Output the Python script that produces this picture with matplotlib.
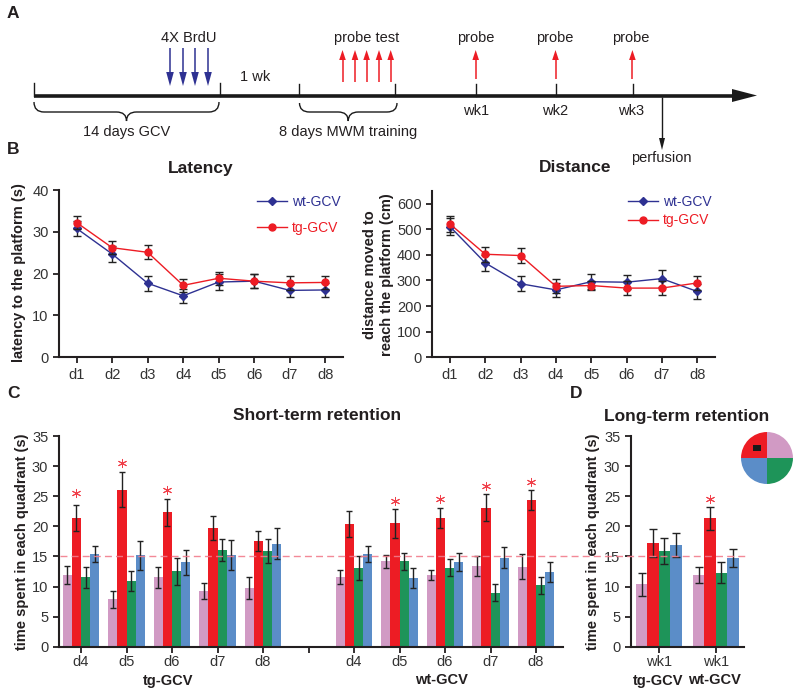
import matplotlib
matplotlib.use("Agg")
import matplotlib.pyplot as plt
import numpy as np
from matplotlib.path import Path
from matplotlib.patches import PathPatch, Polygon

plt.rcParams['font.family'] = ['Liberation Sans', 'DejaVu Sans']

W, H = 800, 695
TXT = '#231F20'
NAVY = '#2E3192'
RED = '#ED1C24'
PINK = '#D19AC4'
GREEN = '#1E9459'
BLUE = '#5B8DC8'
QCOL = [PINK, RED, GREEN, BLUE]

days = ['d1', 'd2', 'd3', 'd4', 'd5', 'd6', 'd7', 'd8']
lat_wt = [30.8, 24.7, 17.7, 14.7, 18.0, 18.2, 16.0, 16.1]
lat_wt_err = [1.8, 1.8, 1.8, 1.6, 1.8, 1.6, 1.6, 1.6]
lat_tg = [32.2, 26.2, 25.1, 17.2, 18.9, 18.2, 17.8, 17.9]
lat_tg_err = [1.6, 1.6, 1.7, 1.5, 1.5, 1.7, 1.7, 1.5]
dist_wt = [510, 368, 287, 263, 295, 293, 307, 257]
dist_wt_err = [32, 32, 30, 28, 30, 28, 32, 30]
dist_tg = [520, 402, 397, 277, 280, 270, 270, 290]
dist_tg_err = [30, 30, 30, 28, 18, 27, 28, 28]

short_days = ['d4', 'd5', 'd6', 'd7', 'd8', '', 'd4', 'd5', 'd6', 'd7', 'd8']
tg_pink = [11.9, 7.9, 11.5, 9.2, 9.7]
tg_pink_err = [1.5, 1.4, 1.8, 1.3, 1.8]
tg_red = [21.4, 26.1, 22.3, 19.7, 17.6]
tg_red_err = [2.1, 2.9, 2.3, 2.0, 1.7]
tg_green = [11.5, 10.9, 12.5, 16.1, 15.9]
tg_green_err = [1.8, 1.6, 2.2, 1.8, 2.0]
tg_blue = [15.4, 15.2, 14.0, 15.3, 17.1]
tg_blue_err = [1.4, 2.4, 2.1, 2.5, 2.6]
wt_pink = [11.6, 14.2, 11.9, 13.4, 13.3]
wt_pink_err = [1.2, 1.1, 0.9, 1.7, 2.1]
wt_red = [20.4, 20.5, 21.4, 23.1, 24.4]
wt_red_err = [2.1, 2.4, 1.7, 2.3, 1.7]
wt_green = [13.0, 14.2, 13.1, 9.0, 10.2]
wt_green_err = [2.0, 1.4, 1.4, 1.4, 1.4]
wt_blue = [15.4, 11.4, 14.0, 14.8, 12.4]
wt_blue_err = [1.4, 1.7, 1.5, 1.8, 1.6]
tg_stars = [25.6, 30.5, 26.0, None, None]
wt_stars = [None, 24.2, 24.5, 26.7, 27.4]

long_labels = ['wk1', 'wk1']
long_tg = [10.4, 17.2, 15.9, 16.9]
long_tg_err = [1.9, 2.3, 2.1, 2.0]
long_wt = [11.9, 21.3, 12.3, 14.7]
long_wt_err = [1.4, 1.9, 1.8, 1.5]
long_stars = [None, 24.5]
pie_shares = [1, 1, 1, 1]

fig = plt.figure(figsize=(W / 100, H / 100), dpi=100, facecolor='white')


def px_axes(x0, x1, ytop, ybot, pad=4):
    a = fig.add_axes([x0 / W, 1 - ybot / H, (x1 - x0) / W, (ybot - ytop) / H])
    a.patch.set_alpha(0)
    for s in ('top', 'right'):
        a.spines[s].set_visible(False)
    for s in ('left', 'bottom'):
        a.spines[s].set_linewidth(1.5)
        a.spines[s].set_color(TXT)
    a.tick_params(width=1.3, length=4, labelsize=10.5, colors=TXT, labelcolor='#333333', pad=pad)
    return a


def line_panel(a, wt, wte, tg, tge, ymax, yticks):
    x = np.arange(len(days))
    a.errorbar(x, wt, yerr=wte, color=NAVY, ecolor='#222222', elinewidth=1, capsize=3.2, capthick=1,
               lw=1.0, marker='D', ms=4.5, mfc=NAVY, mec=NAVY, label='wt-GCV', zorder=3)
    a.errorbar(x, tg, yerr=tge, color=RED, ecolor='#222222', elinewidth=1, capsize=3.2, capthick=1,
               lw=1.0, marker='o', ms=5, mfc=RED, mec=RED, label='tg-GCV', zorder=4)
    a.set_xticks(x, days)
    a.set_yticks(yticks)
    a.set_ylim(0, ymax)


ax1 = px_axes(59, 343, 190, 357.3, pad=3.5)
line_panel(ax1, lat_wt, lat_wt_err, lat_tg, lat_tg_err, 40, [0, 10, 20, 30, 40])
ax1.set_xlim((59 - 76.7) / 35.5, (343 - 76.7) / 35.5)

ax2 = px_axes(432, 715, 190.7, 357.3, pad=3.5)
line_panel(ax2, dist_wt, dist_wt_err, dist_tg, dist_tg_err, 650, [0, 100, 200, 300, 400, 500, 600])
ax2.set_xlim((432 - 450) / 35.3, (715 - 450) / 35.3)

for a, yc, sp, x0 in ((ax1, 215, 0.85, 257), (ax2, 211, 0.35, 628)):
    h, l = a.get_legend_handles_labels()
    h = [hh[0] for hh in h]
    leg = a.legend(h, l, loc='center left', frameon=False, fontsize=10,
                   bbox_to_anchor=(x0 / W, 1 - yc / H), bbox_transform=fig.transFigure,
                   labelspacing=sp, handlelength=2.15, handletextpad=0.35, borderpad=0, borderaxespad=0)
    for t, c in zip(leg.get_texts(), (NAVY, RED)):
        t.set_color(c)

ax3 = px_axes(58.7, 562.7, 436, 646.7, pad=2)
bw = 0.2
tg_sets = [(tg_pink, tg_pink_err), (tg_red, tg_red_err), (tg_green, tg_green_err), (tg_blue, tg_blue_err)]
wt_sets = [(wt_pink, wt_pink_err), (wt_red, wt_red_err), (wt_green, wt_green_err), (wt_blue, wt_blue_err)]
for base, sets, stars in ((0, tg_sets, tg_stars), (6, wt_sets, wt_stars)):
    centers = base + np.arange(5)
    for i, (v, e) in enumerate(sets):
        ax3.bar(centers + (i - 1.5) * bw, v, bw, color=QCOL[i], yerr=e,
                error_kw=dict(ecolor='#222222', elinewidth=1, capsize=2.4, capthick=1))
    for c, s in zip(centers, stars):
        if s is not None:
            ax3.plot(c - 0.5 * bw, s, marker=(6, 2, 0), ms=6.5, mew=0.7, color='#F0404A', ls='none', clip_on=False)
ax3.set_xticks(np.arange(len(short_days)), short_days)
ax3.set_yticks(np.arange(0, 36, 5))
ax3.tick_params(axis='y', pad=3.5)
ax3.set_ylim(0, 35)
ax3.set_xlim((58.7 - 81) / 45.5, (562.7 - 81) / 45.5)

ax4 = px_axes(630.7, 744, 436, 646.7, pad=2)
for base, (v, e), s in ((0, (long_tg, long_tg_err), long_stars[0]), (1, (long_wt, long_wt_err), long_stars[1])):
    for i in range(4):
        ax4.bar(base + (i - 1.5) * bw, v[i], bw, color=QCOL[i], yerr=e[i],
                error_kw=dict(ecolor='#222222', elinewidth=1, capsize=3, capthick=1))
    if s is not None:
        ax4.plot(base - 0.5 * bw, s, marker=(6, 2, 0), ms=6.5, mew=0.7, color='#F0404A', ls='none', clip_on=False)
ax4.set_xticks([0, 1], long_labels)
ax4.set_yticks(np.arange(0, 36, 5))
ax4.tick_params(axis='y', pad=3.5)
ax4.set_ylim(0, 35)
ax4.set_xlim((630.7 - 658.7) / 57, (744 - 658.7) / 57)

# Quadrant pie
axp = fig.add_axes([(767 - 26.5) / W, 1 - (458 + 26.5) / H, 53 / W, 53 / H])
axp.pie(pie_shares, colors=[RED, BLUE, GREEN, PINK], startangle=90, radius=1.0,
        wedgeprops=dict(linewidth=0))
axp.set_xlim(-1.02, 1.02)
axp.set_ylim(-1.02, 1.02)

# Overlay in pixel coordinates for the schematic and the free text
ov = fig.add_axes([0, 0, 1, 1], zorder=10)
ov.set_xlim(0, W)
ov.set_ylim(H, 0)
ov.axis('off')
ov.patch.set_alpha(0)


def T(x, y, s, size=10.5, weight='normal', rot=0, color=TXT, **k):
    ov.text(x, y, s, fontsize=size, fontweight=weight, rotation=rot, color=color,
            ha='center', va='center', **k)


# chance line
y15 = 646.7 - 15 * (646.7 - 436) / 35
ov.plot([60, 745], [y15, y15], color='#F27C8C', lw=1.0, ls=(0, (5, 3)), alpha=0.9)
ov.add_patch(plt.Rectangle((752.5, 445), 8, 6, color='#1a1a1a', lw=0))

# timeline
LY = 95.5
ov.plot([34, 735], [LY, LY], color='#1a1a1a', lw=2.6, solid_capstyle='butt')
ov.add_patch(Polygon([[732, LY - 6.5], [757, LY], [732, LY + 6.5]], closed=True, color='#1a1a1a', lw=0))
for x, top in [(34, 83), (219.5, 83), (299, 84), (395, 84), (476, 84), (555.5, 84), (633, 84)]:
    ov.plot([x, x], [top, LY], color='#1a1a1a', lw=1.0)


def arrow(x, y0, y1, col, hw, hl, lw):
    sgn = 1 if y1 > y0 else -1
    ov.plot([x, x], [y0, y1 - sgn * hl], color=col, lw=lw, solid_capstyle='butt')
    ov.add_patch(Polygon([[x - hw, y1 - sgn * hl], [x + hw, y1 - sgn * hl], [x, y1]], closed=True, color=col, lw=0))


for x in (170, 183, 195, 208):
    arrow(x, 48, 86, NAVY, 3.8, 14, 1.1)
for x in (342.5, 355, 366.6, 379, 390.7):
    arrow(x, 82, 50, RED, 3.3, 10, 1.1)
for x in (475.7, 555.5, 632.4):
    arrow(x, 79, 50, RED, 3.3, 10, 1.1)
arrow(662, 97, 150, '#1a1a1a', 3, 12, 1.0)


def brace(x0, x1, y0, y1, ytip):
    xm = (x0 + x1) / 2
    r = 10
    verts = [(x0, y0), (x0, y1), (x0 + r, y1), (xm - r, y1), (xm, y1), (xm, ytip),
             (xm, y1), (xm + r, y1), (x1 - r, y1), (x1, y1), (x1, y0)]
    codes = [Path.MOVETO, Path.CURVE3, Path.CURVE3, Path.LINETO, Path.CURVE3, Path.CURVE3,
             Path.CURVE3, Path.CURVE3, Path.LINETO, Path.CURVE3, Path.CURVE3]
    ov.add_patch(PathPatch(Path(verts, codes), fc='none', ec='#1a1a1a', lw=1.0))


brace(34, 219, 102, 112, 121)
brace(299.5, 397, 103, 112, 121)

T(189, 38, '4X BrdU', 10.5)
T(366.6, 38, 'probe test', 10.5)
T(476, 38, 'probe', 10.5)
T(554.5, 38, 'probe', 10.5)
T(631, 38, 'probe', 10.5)
T(255.5, 77, '1 wk', 10.5)
T(476, 110.7, 'wk1', 10.5)
T(555.5, 110.7, 'wk2', 10.5)
T(631, 110.7, 'wk3', 10.5)
T(126.5, 131.7, '14 days GCV', 10.5)
T(347.7, 131.7, '8 days MWM training', 10.5)
T(661.5, 158, 'perfusion', 10.5)

T(13, 14, 'A', 12.5, 'bold')
T(13, 150, 'B', 12.5, 'bold')
T(13, 393, 'C', 12.5, 'bold')
T(576, 393, 'D', 12.5, 'bold')

T(201, 168, 'Latency', 12.5, 'bold')
T(575.5, 168, 'Distance', 12.5, 'bold')
T(317, 415, 'Short-term retention', 12.5, 'bold')
T(686.7, 416, 'Long-term retention', 12.5, 'bold')

T(19, 273, 'latency to the platform (s)', 10.5, 'bold', 90)
T(378.5, 275, 'distance moved to\nreach the platform (cm)', 10.5, 'bold', 90, linespacing=1.3, multialignment='center')
T(22, 542, 'time spent in each quadrant (s)', 10.5, 'bold', 90)
T(593, 542, 'time spent in each quadrant (s)', 10.5, 'bold', 90)

T(168, 680.5, 'tg-GCV', 10.5, 'bold')
T(441, 680.5, 'wt-GCV', 10.5, 'bold')
T(657.7, 680.5, 'tg-GCV', 10.5, 'bold')
T(714, 680.5, 'wt-GCV', 10.5, 'bold')

fig.savefig('out.png', dpi=100)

[Challenge]: All lines above containing the string "matplotlib" are to be collected.

[Worked answer]:
Output the Python script that produces this picture with matplotlib.
import matplotlib
matplotlib.use("Agg")
import matplotlib.pyplot as plt
from matplotlib.path import Path
from matplotlib.patches import PathPatch, Polygon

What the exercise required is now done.